What the exercise asks —
Will you output all of the data below exactly, omitting the images?

= = = = = = =

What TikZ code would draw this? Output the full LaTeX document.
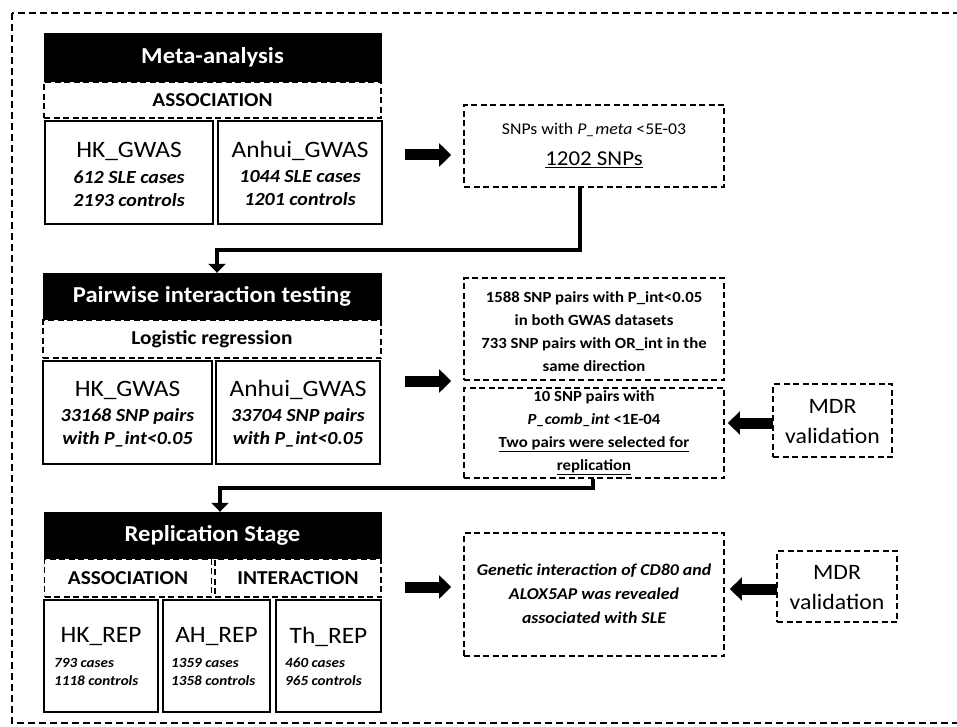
\documentclass[tikz,border=0pt]{standalone}
\usepackage{fontspec}
\setmainfont{Carlito}[FakeStretch=1.08]
\usetikzlibrary{arrows.meta}
\begin{document}
\begin{tikzpicture}[x=1pt,y=-1pt,
  hdr/.style={fill=black, draw=black, text=white, font=\bfseries\fontsize{22.8}{26}\selectfont, inner sep=0pt},
  dsh/.style={draw, line width=1.8pt, dash pattern=on 6pt off 3.5pt, inner sep=0pt},
  rowbox/.style={dsh, font=\bfseries\fontsize{19.7}{22}\selectfont},
  dbox/.style={draw, line width=2.5pt, inner sep=0pt},
  ttl/.style={font=\fontsize{23.5}{26}\selectfont, inner sep=0pt},
  det/.style={font=\bfseries\itshape\fontsize{18.5}{23}\selectfont, align=center, inner sep=0pt},
  sdet/.style={font=\bfseries\itshape\fontsize{14}{18}\selectfont, align=left, inner sep=0pt, anchor=west},
  rtxt/.style={font=\bfseries\fontsize{15.5}{23}\selectfont, align=center, inner sep=0pt},
  mdr/.style={font=\fontsize{22}{30}\selectfont, align=center, inner sep=0pt},
  blk/.style={line width=11pt, -{Triangle[width=23pt,length=12pt]}},
  conn/.style={line width=4.5pt, -{Triangle[width=17pt,length=9pt]}},
]
\useasboundingbox (0,0) rectangle (957,727);
\draw[line width=2pt, dash pattern=on 7pt off 4pt] (12,13) rectangle (975,723);

% ---- Meta-analysis block
\node[hdr, minimum width=337, minimum height=48] (meta) at (212.5,57) {Meta-analysis};
\node[rowbox, minimum width=337, minimum height=36] (assoc1) at (212.5,100) {ASSOCIATION};
\node[dbox, minimum width=168, minimum height=103] (hk1) at (129,172.5) {};
\node[ttl] (hk1t) at (129,151) {HK\_GWAS};
\node[det] (hk1d) at (129,188.5) {612 SLE cases\\2193 controls};
\node[dbox, minimum width=164, minimum height=103] (ah1) at (300,172.5) {};
\node[ttl] (ah1t) at (300,151) {Anhui\_GWAS};
\node[det] (ah1d) at (300,188.5) {1044 SLE cases\\1201 controls};

\node[dsh, minimum width=260, minimum height=82] (snps) at (594,146) {};
\node[font=\fontsize{16.4}{18}\selectfont, inner sep=0pt] (snpst1) at (594,130) {SNPs with \textit{P\_meta} <5E-03};
\node[font=\fontsize{21.2}{24}\selectfont, inner sep=0pt] (snpst2) at (594,160) {\underline{1202 SNPs}};

% ---- Pairwise block
\node[hdr, minimum width=338, minimum height=46] (pair) at (212,296) {Pairwise interaction testing};
\node[rowbox, minimum width=338, minimum height=38] (logi) at (212,339) {Logistic regression};
\node[dbox, minimum width=169, minimum height=103] (hk2) at (127.5,412.5) {};
\node[ttl] (hk2t) at (127.5,390) {HK\_GWAS};
\node[det] (hk2d) at (127.5,427.5) {33168 SNP pairs\\with P\_int<0.05};
\node[dbox, minimum width=164, minimum height=103] (ah2) at (298,412.5) {};
\node[ttl] (ah2t) at (298,390) {Anhui\_GWAS};
\node[det] (ah2d) at (298,427.5) {33704 SNP pairs\\with P\_int<0.05};

\node[dsh, minimum width=260, minimum height=102] (b1588) at (594,329) {};
\node[rtxt] (b1588t) at (594,331.5) {1588 SNP pairs with P\_int<0.05\\in both GWAS datasets\\733 SNP pairs with OR\_int in the\\same direction};
\node[dsh, minimum width=260, minimum height=90] (b10) at (594,433) {};
\node[rtxt] (b10t) at (594,433) {10 SNP pairs with\\\textit{P\_comb\_int} <1E-04\\\underline{Two pairs were selected for}\\\underline{replication}};
\node[dsh, minimum width=119, minimum height=73] (mdr1) at (832.5,420.5) {};
\node[mdr] (mdr1t) at (832.5,422) {MDR\\validation};

% ---- Replication block
\node[hdr, minimum width=337, minimum height=46] (rep) at (212.5,535) {Replication Stage};
\node[rowbox, minimum width=167, minimum height=38] (assoc2) at (128,578) {ASSOCIATION};
\node[rowbox, minimum width=166, minimum height=38] (inter) at (298,578) {INTERACTION};
\node[dbox, minimum width=114, minimum height=112] (hkrep) at (101,656) {};
\node[ttl] (hkrept) at (101,637) {HK\_REP};
\node[sdet] (hkrepd) at (54,672) {793 cases\\1118 controls};
\node[dbox, minimum width=107, minimum height=112] (ahrep) at (216.5,656) {};
\node[ttl] (ahrept) at (216.5,637) {AH\_REP};
\node[sdet] (ahrepd) at (171,672) {1359 cases\\1358 controls};
\node[dbox, minimum width=105, minimum height=112] (threp) at (328.5,656) {};
\node[ttl] (thrept) at (328.5,637) {Th\_REP};
\node[sdet] (threpd) at (285,672) {460 cases\\965 controls};

\node[dsh, minimum width=260, minimum height=123] (gen) at (594,594.5) {};
\node[font=\bfseries\itshape\fontsize{16.5}{24}\selectfont, align=center, inner sep=0pt] (gent) at (594,594) {Genetic interaction of CD80 and\\ALOX5AP was revealed\\associated with SLE};
\node[dsh, minimum width=120, minimum height=71] (mdr2) at (837,586.5) {};
\node[mdr] (mdr2t) at (837,588) {MDR\\validation};

% ---- arrows
\coordinate (a1) at (405,155);
\coordinate (a2) at (405,381);
\coordinate (a3) at (405,587);
\coordinate (m1) at (773,423);
\coordinate (m2) at (777,589);
\draw[blk, shorten >=12pt] (a1) -- (a1 -| snps.west);
\draw[blk, shorten >=12pt] (a2) -- (a2 -| b1588.west);
\draw[blk, shorten >=12pt] (a3) -- (a3 -| gen.west);
\draw[blk, shorten >=3pt] (m1) -- (m1 -| b10.east);
\draw[blk, shorten >=5pt] (m2) -- (m2 -| gen.east);

\coordinate (c1) at (217,250);
\coordinate (c2) at (220,488);
\draw[conn] ([xshift=-14pt]snps.south) |- (c1) -- (c1 |- pair.north);
\draw[conn] ([xshift=-1pt]b10.south) |- (c2) -- (c2 |- rep.north);
\end{tikzpicture}
\end{document}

= = = = = = =

Reply to the exercise —
What TikZ code would draw this? Output the full LaTeX document.
\documentclass[tikz,border=0pt]{standalone}
\usepackage{fontspec}
\setmainfont{Carlito}[FakeStretch=1.08]
\usetikzlibrary{arrows.meta}
\begin{document}
\begin{tikzpicture}[x=1pt,y=-1pt,
  hdr/.style={fill=black, draw=black, text=white, font=\bfseries\fontsize{22.8}{26}\selectfont, inner sep=0pt},
  dsh/.style={draw, line width=1.8pt, dash pattern=on 6pt off 3.5pt, inner sep=0pt},
  rowbox/.style={dsh, font=\bfseries\fontsize{19.7}{22}\selectfont},
  dbox/.style={draw, line width=2.5pt, inner sep=0pt},
  ttl/.style={font=\fontsize{23.5}{26}\selectfont, inner sep=0pt},
  det/.style={font=\bfseries\itshape\fontsize{18.5}{23}\selectfont, align=center, inner sep=0pt},
  sdet/.style={font=\bfseries\itshape\fontsize{14}{18}\selectfont, align=left, inner sep=0pt, anchor=west},
  rtxt/.style={font=\bfseries\fontsize{15.5}{23}\selectfont, align=center, inner sep=0pt},
  mdr/.style={font=\fontsize{22}{30}\selectfont, align=center, inner sep=0pt},
  blk/.style={line width=11pt, -{Triangle[width=23pt,length=12pt]}},
  conn/.style={line width=4.5pt, -{Triangle[width=17pt,length=9pt]}},
]
\useasboundingbox (0,0) rectangle (957,727);
\draw[line width=2pt, dash pattern=on 7pt off 4pt] (12,13) rectangle (975,723);

% ---- Meta-analysis block
\node[hdr, minimum width=337, minimum height=48] (meta) at (212.5,57) {Meta-analysis};
\node[rowbox, minimum width=337, minimum height=36] (assoc1) at (212.5,100) {ASSOCIATION};
\node[dbox, minimum width=168, minimum height=103] (hk1) at (129,172.5) {};
\node[ttl] (hk1t) at (129,151) {HK\_GWAS};
\node[det] (hk1d) at (129,188.5) {612 SLE cases\\2193 controls};
\node[dbox, minimum width=164, minimum height=103] (ah1) at (300,172.5) {};
\node[ttl] (ah1t) at (300,151) {Anhui\_GWAS};
\node[det] (ah1d) at (300,188.5) {1044 SLE cases\\1201 controls};

\node[dsh, minimum width=260, minimum height=82] (snps) at (594,146) {};
\node[font=\fontsize{16.4}{18}\selectfont, inner sep=0pt] (snpst1) at (594,130) {SNPs with \textit{P\_meta} <5E-03};
\node[font=\fontsize{21.2}{24}\selectfont, inner sep=0pt] (snpst2) at (594,160) {\underline{1202 SNPs}};

% ---- Pairwise block
\node[hdr, minimum width=338, minimum height=46] (pair) at (212,296) {Pairwise interaction testing};
\node[rowbox, minimum width=338, minimum height=38] (logi) at (212,339) {Logistic regression};
\node[dbox, minimum width=169, minimum height=103] (hk2) at (127.5,412.5) {};
\node[ttl] (hk2t) at (127.5,390) {HK\_GWAS};
\node[det] (hk2d) at (127.5,427.5) {33168 SNP pairs\\with P\_int<0.05};
\node[dbox, minimum width=164, minimum height=103] (ah2) at (298,412.5) {};
\node[ttl] (ah2t) at (298,390) {Anhui\_GWAS};
\node[det] (ah2d) at (298,427.5) {33704 SNP pairs\\with P\_int<0.05};

\node[dsh, minimum width=260, minimum height=102] (b1588) at (594,329) {};
\node[rtxt] (b1588t) at (594,331.5) {1588 SNP pairs with P\_int<0.05\\in both GWAS datasets\\733 SNP pairs with OR\_int in the\\same direction};
\node[dsh, minimum width=260, minimum height=90] (b10) at (594,433) {};
\node[rtxt] (b10t) at (594,433) {10 SNP pairs with\\\textit{P\_comb\_int} <1E-04\\\underline{Two pairs were selected for}\\\underline{replication}};
\node[dsh, minimum width=119, minimum height=73] (mdr1) at (832.5,420.5) {};
\node[mdr] (mdr1t) at (832.5,422) {MDR\\validation};

% ---- Replication block
\node[hdr, minimum width=337, minimum height=46] (rep) at (212.5,535) {Replication Stage};
\node[rowbox, minimum width=167, minimum height=38] (assoc2) at (128,578) {ASSOCIATION};
\node[rowbox, minimum width=166, minimum height=38] (inter) at (298,578) {INTERACTION};
\node[dbox, minimum width=114, minimum height=112] (hkrep) at (101,656) {};
\node[ttl] (hkrept) at (101,637) {HK\_REP};
\node[sdet] (hkrepd) at (54,672) {793 cases\\1118 controls};
\node[dbox, minimum width=107, minimum height=112] (ahrep) at (216.5,656) {};
\node[ttl] (ahrept) at (216.5,637) {AH\_REP};
\node[sdet] (ahrepd) at (171,672) {1359 cases\\1358 controls};
\node[dbox, minimum width=105, minimum height=112] (threp) at (328.5,656) {};
\node[ttl] (thrept) at (328.5,637) {Th\_REP};
\node[sdet] (threpd) at (285,672) {460 cases\\965 controls};

\node[dsh, minimum width=260, minimum height=123] (gen) at (594,594.5) {};
\node[font=\bfseries\itshape\fontsize{16.5}{24}\selectfont, align=center, inner sep=0pt] (gent) at (594,594) {Genetic interaction of CD80 and\\ALOX5AP was revealed\\associated with SLE};
\node[dsh, minimum width=120, minimum height=71] (mdr2) at (837,586.5) {};
\node[mdr] (mdr2t) at (837,588) {MDR\\validation};

% ---- arrows
\coordinate (a1) at (405,155);
\coordinate (a2) at (405,381);
\coordinate (a3) at (405,587);
\coordinate (m1) at (773,423);
\coordinate (m2) at (777,589);
\draw[blk, shorten >=12pt] (a1) -- (a1 -| snps.west);
\draw[blk, shorten >=12pt] (a2) -- (a2 -| b1588.west);
\draw[blk, shorten >=12pt] (a3) -- (a3 -| gen.west);
\draw[blk, shorten >=3pt] (m1) -- (m1 -| b10.east);
\draw[blk, shorten >=5pt] (m2) -- (m2 -| gen.east);

\coordinate (c1) at (217,250);
\coordinate (c2) at (220,488);
\draw[conn] ([xshift=-14pt]snps.south) |- (c1) -- (c1 |- pair.north);
\draw[conn] ([xshift=-1pt]b10.south) |- (c2) -- (c2 |- rep.north);
\end{tikzpicture}
\end{document}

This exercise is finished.